Frequently Asked Questions
What does live streaming a conference or webinar mean?
Live streaming means broadcasting video and audio of your event over the internet in real time, allowing remote attendees to watch as it happens from any location. No physical attendance is required, and viewers access the stream via a platform link on any internet-connected device.
How much does it cost to live stream a conference or webinar?
Costs vary based on scope. A DIY webinar setup using a webcam, USB microphone, and a platform subscription can start under a few hundred dollars. A professionally produced multi-camera conference stream with crew, hardware encoders, and redundant connectivity is priced per project — contact a production company for a custom estimate for your event.
What internet speed do I need for live streaming a conference?
Upload speed is the critical metric. A 1080p stream at 30fps requires a minimum of 10 Mbps upload — LinkedIn Live specifies this explicitly. A dedicated wired Ethernet connection is strongly preferred over shared Wi-Fi, which is too unpredictable for a live broadcast.

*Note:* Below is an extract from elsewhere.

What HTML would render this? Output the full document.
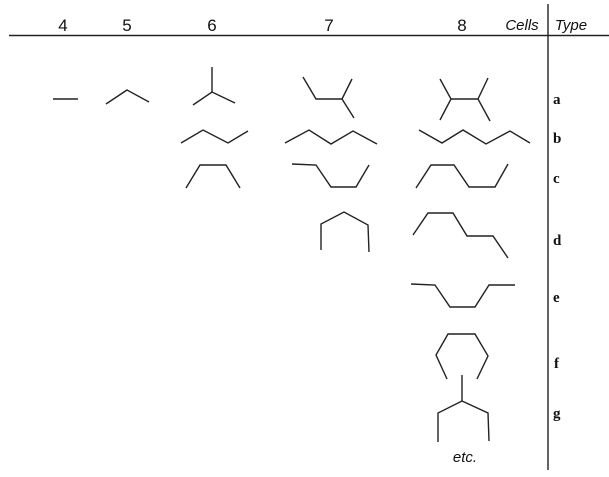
<!DOCTYPE html>
<html><head><style>
html,body{margin:0;padding:0;background:#fff;width:609px;height:477px;overflow:hidden}
svg{display:block}
</style></head><body>
<svg width="609" height="477" viewBox="0 0 609 477" xmlns="http://www.w3.org/2000/svg">
<g stroke="#222" stroke-width="1.4" fill="none" stroke-linejoin="miter">
<line x1="9" y1="35.5" x2="609" y2="35.5"/>
<line x1="548" y1="4" x2="548" y2="470"/>
<!-- row a -->
<line x1="53" y1="99" x2="78" y2="99"/>
<polyline points="106,104 127,90 149,102"/>
<line x1="212" y1="67" x2="212" y2="92"/>
<polyline points="193,105 212,92 235,103"/>
<polyline points="303,77 316,99 342,99 352,79"/>
<line x1="342" y1="99" x2="354" y2="118"/>
<polyline points="440,79 451,99 440,120"/>
<line x1="451" y1="99" x2="478" y2="99"/>
<polyline points="488,78 478,99 490,121"/>
<!-- row b -->
<polyline points="181,143 203,130 228,143 248,131"/>
<polyline points="285,143 309,130 331,144 353,131 377,144"/>
<polyline points="419,130 442,143 463,130 486,144 510,131 530,143"/>
<!-- row c -->
<polyline points="186,188 200,165 226,165 240,188"/>
<polyline points="292,164 316,165 331,187 356,187 369,165"/>
<polyline points="416,188 431,165 454,165 469,187 495,187 508,164"/>
<!-- row d -->
<polyline points="321,250 321,224 344,212 368,225 369,252"/>
<polyline points="413,235 428,213 453,213 467,236 493,236 508,258"/>
<!-- row e -->
<polyline points="411,284 435,285 450,307 475,307 489,285 515,285"/>
<!-- row f -->
<polyline points="447,379 436,355 448,334 475,334 488,356 477,379"/>
<!-- row g -->
<line x1="462" y1="375" x2="462" y2="401"/>
<polyline points="438,442 438,413 462,401 488,413 489,441"/>
</g>
<g font-family="Liberation Sans, sans-serif" font-size="17" fill="#111" text-anchor="middle">
<text x="63" y="31">4</text>
<text x="127" y="31">5</text>
<text x="212" y="31">6</text>
<text x="329" y="31">7</text>
<text x="462" y="31">8</text>
<text x="522" y="30" font-style="italic" font-size="15">Cells</text>
<text x="571" y="30" font-style="italic" font-size="15">Type</text>
</g>
<g font-family="Liberation Serif, serif" font-size="15" font-weight="bold" fill="#111">
<text x="553" y="104">a</text>
<text x="553" y="143">b</text>
<text x="553" y="183">c</text>
<text x="553" y="245">d</text>
<text x="553" y="302">e</text>
<text x="554" y="368">f</text>
<text x="553" y="418">g</text>
</g>
<text x="465" y="462" font-family="Liberation Sans, sans-serif" font-size="15" font-style="italic" fill="#111" text-anchor="middle">etc.</text>
</svg>
</body></html>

Do I need professional equipment to live stream a webinar?
Small webinars can run effectively with a quality webcam, USB microphone, and a laptop. Professional conferences benefit substantially from HD cameras, a dedicated audio mixer, hardware encoders, and production switching — the difference in output quality and reliability is significant.
Can I live stream to multiple platforms at the same time?
Yes. Simulcasting lets you broadcast to multiple destinations simultaneously. Vimeo supports up to 10 integrated destinations and 20 custom RTMP destinations per event. Third-party tools like Restream support multistreaming to 30+ platforms and work with OBS, Zoom, and other common production tools.
Should I hire a professional live streaming service or set it up myself?
DIY works for small, lower-stakes webinars with a technically capable host. For large conferences or any event where brand reputation is on the line, a professional live streaming service reduces risk and delivers broadcast-quality output, especially when something unexpected happens mid-stream.